Erri De Luca escribe corto con filo cortante para abrir la piel tierna de la infancia y arrancar destellos en el pedernal del dolor de crecer, para destilar la experiencia con iluminaciones líricas y transfigurar la memoria en presencias de fantasmas olvidados en las revueltas del tiempo.

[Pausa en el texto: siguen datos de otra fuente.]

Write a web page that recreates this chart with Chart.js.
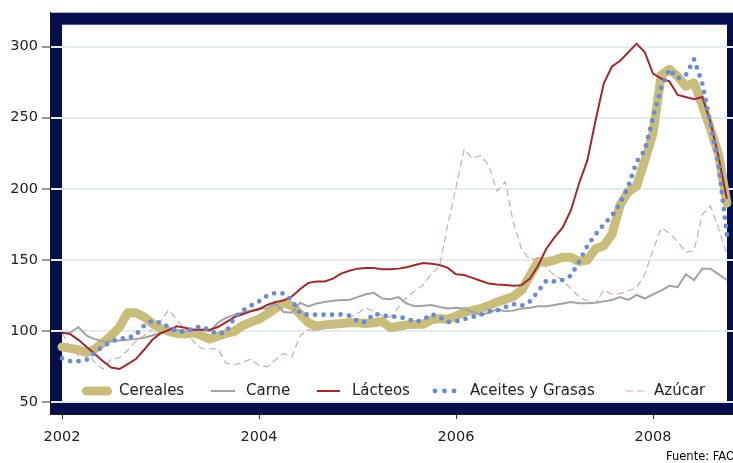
<!DOCTYPE html>
<html><head><meta charset="utf-8">
<script src="https://cdn.jsdelivr.net/npm/chart.js@4/dist/chart.umd.min.js"></script>
<style>
html,body{margin:0;padding:0;background:#fff;overflow:hidden;width:733px;height:463px}
#wrap{width:733px;height:463px;overflow:hidden;position:relative}
canvas{display:block}
</style></head>
<body><div id="wrap"><canvas id="c" width="750" height="463"></canvas></div>
<script>
// Monthly series, January 2002 to October 2008
const startYear = 2002;
const yearTicks = [2002, 2004, 2006, 2008];
const valueTicks = [50, 100, 150, 200, 250, 300];
const seriesNames = ['Cereales', 'Carne', 'Lácteos', 'Aceites y Grasas', 'Azúcar'];
const sourceNote = 'Fuente: FAO';

const cereales = [89,88,87,85,87.5,92,97,103,113,113, 110,105.5,102,100,98.5,98,99,97,94.5,96.5, 98.5,100,104,106.5,108.5,112,116,120,118,112, 106,103.5,104.5,105,105.5,106,106,105.5,106,107, 102.5,103.5,104.5,105,105,108,109,108.5,110.5,113.5, 114.5,116,118,120.5,122.5,124.5,129,139,149,148.5, 150,152,152,149,150,158,160,168,189,198, 202,220,239,280,284,279,272,274.5,259,242, 224,190];
const carne = [99,99,103,97,94.5,93,93,93.5,94,94.5, 95.5,97,99,100,100.5,100.5,100.5,101,100,106, 109.5,111.5,113,114.5,116,116,119.5,113.5,113,120, 117.5,119.5,120.5,121.5,122,122,124,126,127,123, 122.5,124,119.5,117.5,118,118.5,117,116,116.5,116, 113.5,111.5,113,115.5,114,114.5,116,116.5,117.5,117.5, 118.5,119.5,120.5,119.7,119.7,120,121,122,124,122, 125.5,123,126,128.5,132,131,140,136,144,144, 140,136];
const lacteos = [99,98,94,89,84,79,74.5,73.5,77,80.5, 87,94,98.5,101,103.5,102.5,101,101,101,103, 106.5,110,112,114,115.5,118.5,120.5,121.5,124.5,129.5, 134,135,135,137,140.5,142.5,144,144.5,144.5,143.5, 143.5,144,145,146.5,148,147.5,146.5,144.5,140,139.5, 137.5,135.5,133.5,132.8,132.5,132,132.4,137,146,158, 166,173,185,204,220,248,274,286,290,296, 302,296,281,277.5,275.5,266,264.5,263,264.5,247, 222,193];
const aceites = [81,79,79,80,85,89.5,92.5,95,95,97.5, 104,107.5,106,103,100,99.6,102,103.5,100.5,98, 99.5,109.5,114.5,118,121,125,127,126.5,122,112.5, 111.6,111.6,111.6,111.6,111.8,111,107,106.5,112.5,111, 110.5,110,109,106.5,108,112,110,106.5,107,108.5, 110,111.5,114,114.5,117,119,118,121,128,135.5, 135,136,139,149,160,168,175,181,190,202, 219,227,250,271,284,277.5,280,291,274,246, 216,168];
const azucar = [99,88.5,83,85,78,73.5,80.5,81.5,86.5,93, 97,101.5,107,115,108,101,93,88,87.6,87.6, 77.5,76.5,78,80.5,76,75,80,84.5,82,97, 101,100.5,104,107,106.5,109.5,112.5,116.5,114,111, 110,117,124,128.5,132.5,140.5,146,175,201,228, 221.5,223.5,216,198.5,205,176,157.5,150.5,151,144.5, 139.3,136,130,124,121.5,119.7,129,126,126.5,128.5, 130.5,140,157,172.5,169,163,155.5,156.5,182,188, 172,154];

function toPoints(arr) { return arr.map((v, i) => ({ x: startYear + i / 12, y: v })); }

const COLORS = {
  cereales: '#c9bd7c',
  carne: '#a3a3a3',
  lacteos: '#9e2a30',
  aceites: '#6b8bd0',
  azucar: '#d3aca7',
  navy: '#020f4c'
};

Chart.defaults.font.family = 'DejaVu Sans';

const framePlugin = {
  id: 'frame',
  beforeDraw(chart) {
    const a = chart.chartArea, ctx = chart.ctx, t = 12;
    ctx.save();
    ctx.fillStyle = COLORS.navy;
    ctx.fillRect(a.left, a.top, a.right - a.left, a.bottom - a.top);
    ctx.fillStyle = '#ffffff';
    ctx.fillRect(a.left + t, a.top + t, a.right - a.left - 2 * t, a.bottom - a.top - 2 * t);
    ctx.restore();
  }
};

const legendPlugin = {
  id: 'customLegend',
  afterDraw(chart) {
    const ctx = chart.ctx, y = 391;
    ctx.save();
    ctx.lineCap = 'round';
    ctx.strokeStyle = COLORS.cereales; ctx.lineWidth = 9;
    ctx.beginPath(); ctx.moveTo(86.5, y); ctx.lineTo(107.5, y); ctx.stroke();
    ctx.lineCap = 'butt';
    ctx.strokeStyle = COLORS.carne; ctx.lineWidth = 2;
    ctx.beginPath(); ctx.moveTo(211, y); ctx.lineTo(235, y); ctx.stroke();
    ctx.strokeStyle = COLORS.lacteos; ctx.lineWidth = 2;
    ctx.beginPath(); ctx.moveTo(317, y); ctx.lineTo(340, y); ctx.stroke();
    ctx.fillStyle = COLORS.aceites;
    [435, 444.5, 454].forEach(cx => { ctx.beginPath(); ctx.arc(cx, y, 2.4, 0, Math.PI * 2); ctx.fill(); });
    ctx.strokeStyle = COLORS.azucar; ctx.lineWidth = 1.2; ctx.setLineDash([7, 4]);
    ctx.beginPath(); ctx.moveTo(626, y); ctx.lineTo(646, y); ctx.stroke();
    ctx.setLineDash([]);
    ctx.fillStyle = '#222';
    ctx.font = '15px "DejaVu Sans"';
    ctx.textBaseline = 'middle';
    ctx.textAlign = 'left';
    const tx = [119, 246, 352, 470, 654];
    seriesNames.forEach((n, i) => ctx.fillText(n, tx[i], y));
    ctx.font = '11.5px "DejaVu Sans"';
    ctx.fillStyle = '#000';
    ctx.fillText(sourceNote, 666, 457);
    ctx.restore();
  }
};

new Chart(document.getElementById('c'), {
  type: 'line',
  data: {
    datasets: [
      { label: seriesNames[0], data: toPoints(cereales), borderColor: COLORS.cereales, borderWidth: 9,
        borderJoinStyle: 'round', borderCapStyle: 'round', pointRadius: 0, tension: 0, order: 10 },
      { label: seriesNames[1], data: toPoints(carne), borderColor: COLORS.carne, borderWidth: 2,
        pointRadius: 0, tension: 0, order: 5 },
      { label: seriesNames[4], data: toPoints(azucar), borderColor: COLORS.azucar, borderWidth: 1.2,
        borderDash: [7, 4], pointRadius: 0, tension: 0, order: 4 },
      { label: seriesNames[2], data: toPoints(lacteos), borderColor: COLORS.lacteos, borderWidth: 2,
        pointRadius: 0, tension: 0, order: 3 },
      { label: seriesNames[3], data: toPoints(aceites), borderColor: COLORS.aceites, borderWidth: 4.8,
        borderDash: [0, 8.5], borderCapStyle: 'round', pointRadius: 0, tension: 0, order: 2 }
    ]
  },
  options: {
    responsive: false,
    animation: false,
    devicePixelRatio: 1,
    layout: { padding: { top: 7, right: 11, left: 0, bottom: 0 } },
    plugins: { legend: { display: false }, tooltip: { enabled: false } },
    scales: {
      x: {
        type: 'linear', min: 2001.878, max: 2008.873,
        afterBuildTicks: s => { s.ticks = yearTicks.map(v => ({ value: v })); },
        afterFit: s => { s.height = 49; },
        grid: { drawOnChartArea: false, drawTicks: true, tickLength: 5, tickColor: '#333', tickWidth: 1 },
        border: { display: true, color: '#1a1a1a', width: 1 },
        ticks: { font: { size: 14.5 }, color: '#222', padding: 10, maxRotation: 0, autoSkip: false,
                 callback: v => String(v) }
      },
      y: {
        type: 'linear', min: 41.9, max: 323.75,
        afterBuildTicks: s => { s.ticks = valueTicks.map(v => ({ value: v })); },
        afterFit: s => { s.width = 50; },
        grid: { color: '#e4ebf2', lineWidth: 2, drawTicks: true, tickLength: 8, tickColor: '#333', tickWidth: 1 },
        border: { display: true, color: '#1a1a1a', width: 1 },
        ticks: { font: { size: 14.5 }, color: '#222', padding: 4, callback: v => String(v) }
      }
    }
  },
  plugins: [framePlugin, legendPlugin]
});
</script>
</body></html>
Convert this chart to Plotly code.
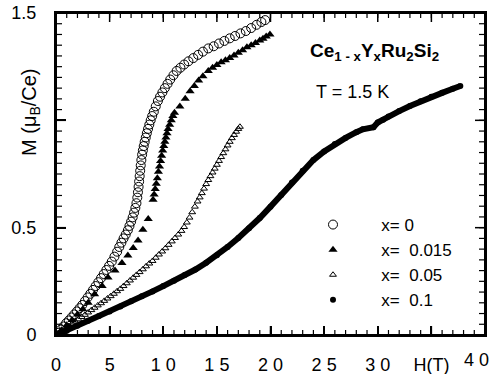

Las historias de mamá, acompañadas por su voz enojada, divertida, grata en cualquier caso a su juventud, hacía que se me pasaran los dolores. Me olvidaba incluso de existir, cuando ella relataba. Era un saquito vacío que se llenaba con el aliento de las historias. Cuando se cansaba, se interrumpía bruscamente, "Ya está bien", y la bolsita de papel acababa estallando con estruendo. Y volvía yo.

 
Erri De Luca fotografiado por Piergiorgio Pirrone

Me deslizo desde hace mucho tiempo sobre las escrituras sagradas sin arranque de fe. En la lectura paladeo el alfabeto antiguo, mi conocimiento tiene lugar en la boca. El hebreo antiguo gira como un bocado entre lengua, saliva, dientes y velo del paladar. Abierto a todo despertar, es un resto de maná, adquiere el gusto deseado en cada momento, como le ocurre a los besos.

Las páginas de Erri De Luca se paladean como las cosas primeras que se quedan con nosotros para siempre, como aquella hora en la boca que la memoria nos devuelve como una epifanía. Cuando termino Los peces no cierran los ojos se lo pongo en las manos a Ángeles, como quien entrega una candela para iluminar los desvanes de la memoria; como dice uno de los personajes de Montedidio, no para ahuyentar la oscuridad, sino para transfigurar las sombras, con la humilde llama de una palmatoria, en amigas de nuestra noche del alma.